The second diagram is the correct one.

Or the first one is just on a scale where one can not see the smooth turnaround. The difference is less important than the similarities: when the motion is inertial, nothing unusual happens. It is only during the turnaround acceleration that the Earth twin can indisputably age more. The amount of aging is determined by the distance between the twins. The timing of the aging is determined by the timing of the turnaround acceleration.

 

[Dale]

If you are saying that they can choose to disagree by picking other methods of synchronization, then I will not argue. But I think that Einstein-synchronization has some serious logical advantages in this application.

The point isn’t whether or not to use Einstein synchronization. The point is in which frame to use it. In the earth-mars frame you get one answer, but in other frames using Einstein synchronization gives you a different answer.

It is only during the turnaround that the Earth twin can indisputably age more.

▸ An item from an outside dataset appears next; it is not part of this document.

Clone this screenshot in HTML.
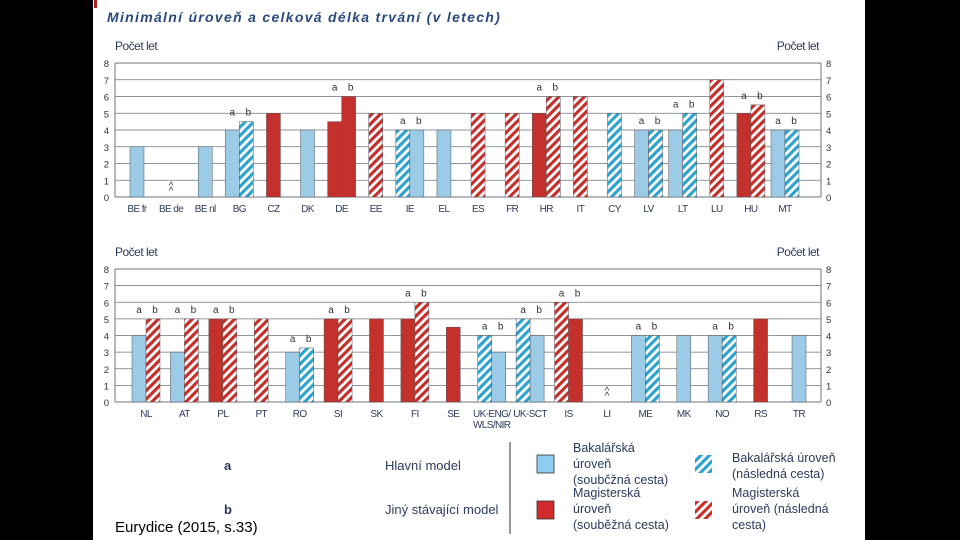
<!DOCTYPE html>
<html><head><meta charset="utf-8"><style>
html,body{margin:0;padding:0;background:#000;}
body{width:960px;height:540px;overflow:hidden;position:relative;font-family:"Liberation Sans",sans-serif;}
#panel{position:absolute;left:93px;top:0;width:772px;height:540px;background:#fff;}
svg{position:absolute;left:0;top:0;}
</style></head><body>
<div id="panel"></div>
<svg id="chart" width="960" height="540">
<defs>
<pattern id="hb" patternUnits="userSpaceOnUse" width="6" height="6" patternTransform="rotate(45)"><rect width="6" height="6" fill="#fff"/><rect width="3.2" height="6" fill="#2ea3cc"/></pattern>
<pattern id="hr" patternUnits="userSpaceOnUse" width="6" height="6" patternTransform="rotate(45)"><rect width="6" height="6" fill="#fff"/><rect width="3.2" height="6" fill="#c4302b"/></pattern>
</defs>
<rect x="94" y="0" width="3" height="8" fill="#b0201c"/>
<text x="107" y="22" font-size="14" font-weight="bold" font-style="italic" fill="#2b4a7c" letter-spacing="1.3">Minimální úroveň a celková délka trvání (v letech)</text>
<g id="g1"></g><g id="g2"></g>
<g fill="#2b3a5c" font-size="13">
<text x="224" y="470" font-weight="bold">a</text>
<text x="224" y="514" font-weight="bold">b</text>
<text x="385" y="470">Hlavní model</text>
<text x="385" y="514">Jiný stávající model</text>
<line x1="510" y1="442" x2="510" y2="534" stroke="#333" stroke-width="1"/>
<rect x="537" y="455" width="17" height="18" fill="#8ecdf0" stroke="#333" stroke-width="0.8"/>
<text x="573" y="452" font-size="12.5"><tspan x="573">Bakalářská</tspan><tspan x="573" dy="16">úroveň</tspan><tspan x="573" dy="16">(soubčžná cesta)</tspan></text>
<rect x="537" y="501" width="17" height="18" fill="#d02a2a" stroke="#333" stroke-width="0.8"/>
<text x="573" y="497" font-size="12.5"><tspan x="573">Magisterská</tspan><tspan x="573" dy="16">úroveň</tspan><tspan x="573" dy="16">(souběžná cesta)</tspan></text>
<rect x="695" y="455" width="17" height="18" fill="url(#hb)"/>
<text x="732" y="462" font-size="12.5"><tspan x="732">Bakalářská úroveň</tspan><tspan x="732" dy="16">(následná cesta)</tspan></text>
<rect x="695" y="501" width="17" height="18" fill="url(#hr)"/>
<text x="732" y="497" font-size="12.5"><tspan x="732">Magisterská</tspan><tspan x="732" dy="16">úroveň (následná</tspan><tspan x="732" dy="16">cesta)</tspan></text>
</g>
<text x="115" y="532" font-size="15" fill="#000">Eurydice (2015, s.33)</text>
</svg>
<script>
// Types: L=light blue solid, B=blue hatched, R=red solid, H=red hatched
const topCats=["BE fr","BE de","BE nl","BG","CZ","DK","DE","EE","IE","EL","ES","FR","HR","IT","CY","LV","LT","LU","HU","MT"];
const topA=[3,null,3,4,5,4,4.5,5,4,4,5,5,5,6,5,4,4,7,5,4];
const topAType=["L","","L","L","R","L","R","H","B","L","H","H","R","H","B","L","L","H","R","L"];
const topB=[null,null,null,4.5,null,null,6,null,4,null,null,null,6,null,null,4,5,null,5.5,4];
const topBType=["","","","B","","","R","","L","","","","H","","","B","B","","H","B"];
const botCats=["NL","AT","PL","PT","RO","SI","SK","FI","SE","UK-ENG/|WLS/NIR","UK-SCT","IS","LI","ME","MK","NO","RS","TR"];
const botA=[4,3,5,5,3,5,5,5,4.5,4,5,6,null,4,4,4,5,4];
const botAType=["L","L","R","H","L","R","R","R","R","B","B","H","","L","L","L","R","L"];
const botB=[5,5,5,null,3.25,5,null,6,null,3,4,5,null,4,null,4,null,null];
const botBType=["H","H","H","","B","H","","H","","L","L","R","","B","","B","",""];
const missingTop=["BE de"], missingBot=["LI"];
const yTicks=[0,1,2,3,4,5,6,7,8];

const NS="http://www.w3.org/2000/svg";
const fills={L:"#9ccbe8",B:"url(#hb)",R:"#c4302b",H:"url(#hr)"};
function mk(tag,attrs,parent){const e=document.createElementNS(NS,tag);for(const k in attrs)e.setAttribute(k,attrs[k]);parent.appendChild(e);return e;}

function draw(g,cfg){
  const {cats,A,AT,B,BT,x0,x1,first,last,y0,y8,missing,prefix}=cfg;
  const ys=v=>y0-(y0-y8)*v/8;
  const step=(last-first)/(cats.length-1);
  const xs=i=>first+i*step;
  const bw=14;
  yTicks.forEach(t=>{
    const ln=mk("line",{x1:x0,x2:x1,y1:ys(t),y2:ys(t),stroke:"#6b7380","stroke-width":t==0||t==8?1:0.8},g);
    
    
    const tl=mk("text",{x:x0-6,y:ys(t)+4,"font-size":9.5,fill:"#333","text-anchor":"end"},g);tl.textContent=t;
    
    
    const tr=mk("text",{x:x1+5,y:ys(t)+4,"font-size":9.5,fill:"#333"},g);tr.textContent=t;
    
    
  });
  mk("line",{x1:x1,x2:x1,y1:y8,y2:y0,stroke:"#6b7380","stroke-width":1},g);
  mk("line",{x1:x0,x2:x0,y1:y8,y2:y0,stroke:"#6b7380","stroke-width":1},g);
  const t1=mk("text",{x:x0,y:y8-13,"font-size":12,fill:"#2b3a5c","letter-spacing":-0.5},g);t1.textContent="Počet let";
  
  
  const t2=mk("text",{x:x1-2,y:y8-13,"font-size":12,fill:"#2b3a5c","text-anchor":"end","letter-spacing":-0.5},g);t2.textContent="Počet let";
  
  
  cats.forEach((c,i)=>{
    const cx=xs(i);
    const parts=c.split("|");
    parts.forEach((p,k)=>{
      const lb=mk("text",{x:cx,y:y0+15+k*11,"font-size":10,fill:"#2b3a5c","text-anchor":"middle","letter-spacing":-0.6},g);lb.textContent=p;
      
      
    });
    if(missing.includes(c)){
      const m=mk("text",{x:cx,y:y0-3,"font-size":10,fill:"#333","text-anchor":"middle"},g);m.textContent="^";
      
      
      const m2=mk("text",{x:cx,y:y0-8,"font-size":10,fill:"#333","text-anchor":"middle"},g);m2.textContent="^";
      
      
    }
    const pair=B[i]!=null;
    const bars=[];
    if(A[i]!=null) bars.push([A[i],AT[i],pair?cx-bw:cx-bw/2,"a"]);
    if(pair) bars.push([B[i],BT[i],cx,"b"]);
    bars.forEach(([v,ty,bx,lab])=>{
      const r=mk("rect",{x:bx,y:ys(v),width:bw,height:y0-ys(v),fill:fills[ty],stroke:"#555","stroke-width":0.5},g);
      
      
    });
    if(pair){
      const top=ys(Math.max(A[i],B[i]));
      const la=mk("text",{x:cx-bw/2,y:top-6,"font-size":10,fill:"#333","text-anchor":"middle"},g);la.textContent="a";
      
      
      const lbb=mk("text",{x:cx+bw/2+2,y:top-6,"font-size":10,fill:"#333","text-anchor":"middle"},g);lbb.textContent="b";
      
      
    }
  });
}
draw(document.getElementById("g1"),{cats:topCats,A:topA,AT:topAType,B:topB,BT:topBType,x0:115,x1:821,first:137,last:785,y0:197,y8:63,missing:missingTop,prefix:"top"});
draw(document.getElementById("g2"),{cats:botCats,A:botA,AT:botAType,B:botB,BT:botBType,x0:115,x1:821,first:146,last:799,y0:402,y8:269,missing:missingBot,prefix:"bottom"});
</script>
</body></html>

Well, that depends on the details of the specific non-inertial reference frame used. In my favorite coordinates the aging of the Earth twin is accelerated in the traveling twin over a longer period of time. Specifically, the time from when a light signal from the Earth twin will reach the traveler during the acceleration until the time when a light signal from the traveler during the acceleration will reach the Earth twin.

 

[DaveC426913]

The net effect is thus:

1. M and E age at the same rate while at Earth.
2. As M accelerates away from Earth, he will observe E aging slower.
3. If he shuts off his engines, E will continue to age at the same slow rate.
4. As he begins his decel (acceleration toward Earth) nearing Mars, E's slow aging will lessen until he is aging at a normal rate.
5. As M continues to accelerate (toward Earth) it reverses his course and E's aging will accelerate, now starting to appear slightly older.
6. As M continues to accel toward Earth, E will continue to age rapidly until M starts his decel.

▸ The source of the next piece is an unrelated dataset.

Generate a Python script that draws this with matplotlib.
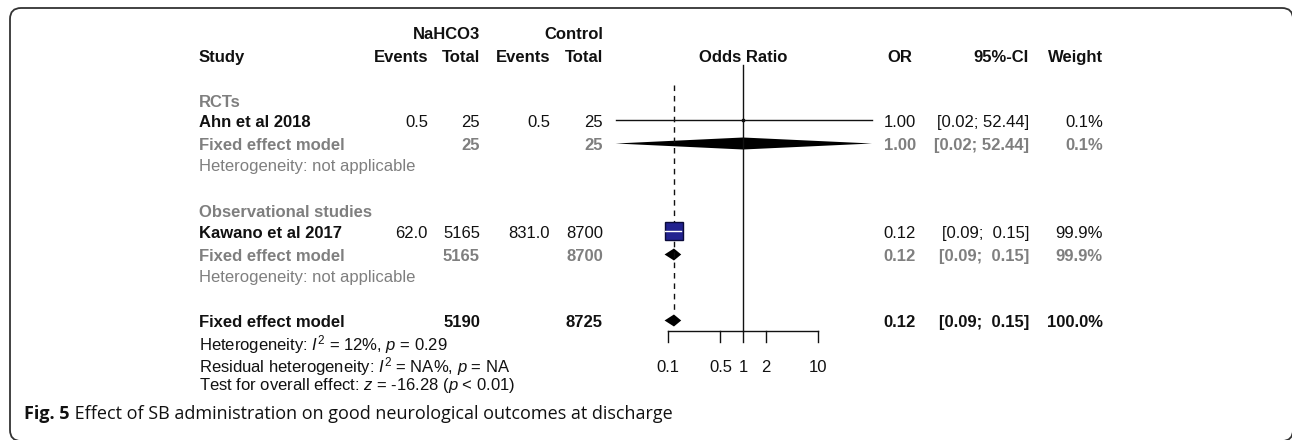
import math

import matplotlib
matplotlib.use("Agg")
import matplotlib.pyplot as plt
from matplotlib.patches import FancyBboxPatch

plt.rcParams["font.family"] = ["Liberation Sans", "DejaVu Sans"]
plt.rcParams["mathtext.fontset"] = "custom"
plt.rcParams["mathtext.rm"] = "Liberation Sans"
plt.rcParams["mathtext.it"] = "Liberation Sans:italic"
plt.rcParams["mathtext.bf"] = "Liberation Sans:bold"

# data
subgroups = ["RCTs", "Observational studies"]
studies = ["Ahn et al 2018", "Kawano et al 2017"]
ev_trt = [0.5, 62.0]
tot_trt = [25, 5165]
ev_ctl = [0.5, 831.0]
tot_ctl = [25, 8700]
or_est = [1.00, 0.12]
ci_lo = [0.02, 0.09]
ci_hi = [52.44, 0.15]
weights = [0.1, 99.9]

sub_est = [1.00, 0.12]
sub_lo = [0.02, 0.09]
sub_hi = [52.44, 0.15]
sub_w = [0.1, 99.9]

all_tot_trt = 5190
all_tot_ctl = 8725
all_est = 0.12
all_lo = 0.09
all_hi = 0.15
all_w = 100.0

het_lines = ["Heterogeneity: $I^2$ = 12%, $p$ = 0.29",
             "Residual heterogeneity: $I^2$ = NA%, $p$ = NA",
             "Test for overall effect: $z$ = -16.28 ($p$ < 0.01)"]
ticks = [0.1, 0.5, 1, 2, 10]
tick_labels = ["0.1", "0.5", "1", "2", "10"]

# layout (pixel baselines)
W, H = 1292, 440
fs = 12
gray = "#7f7f7f"
blk = "#111111"
x_study, x_evt, x_tt, x_evc, x_tc = 199, 428, 480, 550, 603
x_or, x_ci, x_w = 900, 1029, 1103
sub_y = [[107, 127, 150, 171], [217, 238, 261, 282]]
all_y = 327
het_y = [350, 372, 390]
half = 6.5

fig = plt.figure(figsize=(W / 100, H / 100), dpi=100)
bg = fig.add_axes([0, 0, 1, 1])
bg.set_xlim(0, W)
bg.set_ylim(H, 0)
bg.axis("off")

# frame, its right and bottom sides fall at the picture's edges
box = FancyBboxPatch((10, 8), 1283, 433, boxstyle="round,pad=0,rounding_size=11",
                     fill=False, ec="#333333", lw=1.3)
bg.add_patch(box)

def txt(x, y, s, ha="left", color=blk, bold=False, **kw):
    bg.text(x, y, s, ha=ha, va="baseline", color=color, fontsize=fs,
            fontweight="bold" if bold else "normal", **kw)

# header
txt(x_tt, 39, "NaHCO3", ha="right", bold=True)
txt(x_tc, 39, "Control", ha="right", bold=True)
for x, s, ha in [(x_study, "Study", "left"), (x_evt, "Events", "right"), (x_tt, "Total", "right"),
                 (x_evc, "Events", "right"), (x_tc, "Total", "right"), (743, "Odds Ratio", "center"),
                 (x_or, "OR", "center"), (x_ci, "95%-CI", "right"), (x_w, "Weight", "right")]:
    txt(x, 62, s, ha=ha, bold=True)

# forest axes, log scale, y in pixels
lo_lim, hi_lim = 0.015, 60
px0 = 743 + 75 * math.log10(lo_lim)
px1 = 743 + 75 * math.log10(hi_lim)
fa = fig.add_axes([px0 / W, 0, (px1 - px0) / W, 1])
fa.set_xscale("log")
fa.set_xlim(lo_lim, hi_lim)
fa.set_ylim(H, 0)
fa.axis("off")
fa.patch.set_alpha(0)

fa.plot([1, 1], [65, 331], color=blk, lw=1)
fa.plot([all_est, all_est], [85, 310], color=blk, lw=1, ls=(0, (4, 3.5)))

def diamond(est, lo, hi, y, h=6):
    fa.fill([lo, est, hi, est], [y, y - h, y, y + h], color="black", lw=0)

for i in range(2):
    yh, ys, yf, yhet = sub_y[i]
    txt(x_study, yh, subgroups[i], color=gray, bold=True)
    txt(x_study, ys, studies[i], bold=True)
    txt(x_evt, ys, f"{ev_trt[i]:.1f}", ha="right")
    txt(x_tt, ys, f"{tot_trt[i]}", ha="right")
    txt(x_evc, ys, f"{ev_ctl[i]:.1f}", ha="right")
    txt(x_tc, ys, f"{tot_ctl[i]}", ha="right")
    txt(x_or, ys, f"{or_est[i]:.2f}", ha="center")
    txt(x_ci, ys, f"[{ci_lo[i]:.2f}; {ci_hi[i]:5.2f}]", ha="right")
    txt(x_w, ys, f"{weights[i]:.1f}%", ha="right")

    txt(x_study, yf, "Fixed effect model", color=gray, bold=True)
    txt(x_tt, yf, f"{tot_trt[i]}", ha="right", color=gray, bold=True)
    txt(x_tc, yf, f"{tot_ctl[i]}", ha="right", color=gray, bold=True)
    txt(x_or, yf, f"{sub_est[i]:.2f}", ha="center", color=gray, bold=True)
    txt(x_ci, yf, f"[{sub_lo[i]:.2f}; {sub_hi[i]:5.2f}]", ha="right", color=gray, bold=True)
    txt(x_w, yf, f"{sub_w[i]:.1f}%", ha="right", color=gray, bold=True)
    txt(x_study, yhet, "Heterogeneity: not applicable", color=gray)

    # marks
    ym = ys - half
    if weights[i] > 50:
        fa.plot(or_est[i], ym, marker="s", ms=13.5, mfc="#22228f", mec="#0a0a3a", mew=1)
        fa.plot([ci_lo[i], ci_hi[i]], [ym, ym], color="white", lw=1)
    else:
        fa.plot([ci_lo[i], ci_hi[i]], [ym, ym], color=blk, lw=1)
        fa.plot(or_est[i], ym, marker="s", ms=2, color=blk)
    diamond(sub_est[i], sub_lo[i], sub_hi[i], yf - half)

# overall
txt(x_study, all_y, "Fixed effect model", bold=True)
txt(x_tt, all_y, f"{all_tot_trt}", ha="right", bold=True)
txt(x_tc, all_y, f"{all_tot_ctl}", ha="right", bold=True)
txt(x_or, all_y, f"{all_est:.2f}", ha="center", bold=True)
txt(x_ci, all_y, f"[{all_lo:.2f}; {all_hi:5.2f}]", ha="right", bold=True)
txt(x_w, all_y, f"{all_w:.1f}%", ha="right", bold=True)
diamond(all_est, all_lo, all_hi, all_y - half)
for y, s in zip(het_y, het_lines):
    txt(x_study, y, s)

# x axis
fa.plot([ticks[0], ticks[-1]], [331, 331], color=blk, lw=1)
for t, lab in zip(ticks, tick_labels):
    fa.plot([t, t], [331, 342], color=blk, lw=1)
    fa.text(t, 372, lab, ha="center", va="baseline", fontsize=fs, color=blk)

# caption
t1 = bg.text(24, 419, "Fig. 5", fontsize=13, fontweight="bold", family=["Open Sans", "DejaVu Sans"],
             va="baseline", color="#111111")
bg.annotate(" Effect of SB administration on good neurological outcomes at discharge",
            xy=(1, 0), xycoords=t1, va="bottom", ha="left", fontsize=13,
            family=["Open Sans", "DejaVu Sans"], color="#111111")

fig.savefig("out.png", dpi=100)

The upshot is that, when M begins his acceleration, E continues to age slowly, even though the slowness begins to decrease.

 

[FactChecker]

The point isn’t whether or not to use Einstein synchronization. The point is in which frame to use it. In the earth-mars frame you get one answer, but in other frames using Einstein synchronization gives you a different answer.

I agree. I was wrong.

Well, that depends on the details of the specific non-inertial reference frame used. In my favorite coordinates the aging of the Earth twin is accelerated in the traveling twin over a longer period of time. Specifically, the time from when a light signal from the Earth twin will reach the traveler during the acceleration until the time when a light signal from the traveler during the acceleration will reach the Earth twin.

I think this will take me a while to grasp. It this moment, I am happy with anything that ties it to the velocity change for the twin to turn around.

 

[DaveC426913]

I agree. I was wrong.I think this will take me a while to grasp. It this moment, I am happy with anything that ties it to the velocity change for the twin to turn around.

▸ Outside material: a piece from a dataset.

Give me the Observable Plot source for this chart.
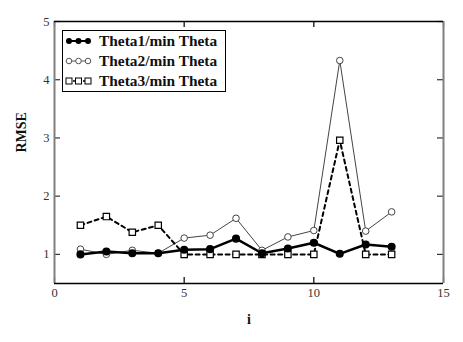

Yes. Velocity change (specifically, sign from + to -). Not acceleration change.

 

[FactChecker]

The net effect is thus:

1. M and E age at the same rate while at Earth.
2. As M accelerates away from Earth, he will observe E aging slower.
3. If he shuts off his engines, E will continue to age at the same slow rate.
4. As he begins his decel (acceleration toward Earth) nearing Mars, E's slow aging will lessen until he is aging at a normal rate.
5. As M continues to accelerate (toward Earth) it reverses his course and E's aging will accelerate, now starting to appear slightly older.
6. As M continues to accel toward Earth, E will continue to age rapidly until M starts his decel.

The upshot is that, when M begins his acceleration, E continues to age slowly, even though the slowness begins to decrease.

I really like that.
Just to make it more complete, I would add a step 7 where the return is inertial and E appears to M to age slower. But that will not make up for the aging of the prior steps 4 and 5.
There should also probably be a step 8, where M decelerates to Earth speed. This will cause E to lose relative age, but not much since the distance between E and M is relatively small.

 

[DaveC426913]

Just to make it more complete, I would add a step 7 where the return is inertial and E appears to M to age slower.

mm. On the return, E will still appear to age rapidly. (See straight segment between 6 and 7).

There should also probably be a step 8, where M decelerates to Earth speed. This will cause E to lose relative age, but not much since the distance between E and M is relatively small.

E will still appear to age rapidly, but the rapidity will decrease until they are both aging at the same rate.

The diagram shows this.

As long as M is closing the gap with Earth, E will appear to age rapidly.

All lines on the return trip are diagonally going NW to SE (i.e. E is aging faster than M):

(I see that there is a "missing feature" in this diagram. It's not wrong, it's just not easy to plot it on a timeline).

I was writing up a description:
"Earth-Mars Return trip, 12 months Earth time, 9 months ship time"
and planned to describe each point of the traveller's journey as if they are months.

But The traveller is not checking his clock at regular intervals! His checks (0,1,2,3,4,5,6,7,8,9) are not evenly spaced. eg. the passage of time between traveller's 4 > 5 and 6 > 7 are of quite different durations.

 

[phinds]

No. He didn't talk about the amount of aging.

Hm ... I can only think that we are interpreting the following VERY differently:

(A ship that accelerates at 5gs to .9c and then immediately decelerates back to rest may have a very small discrepancy, whereas a ship that accelerates at 5gs to .9c and stays there for a month will have a much larger discrepancy.)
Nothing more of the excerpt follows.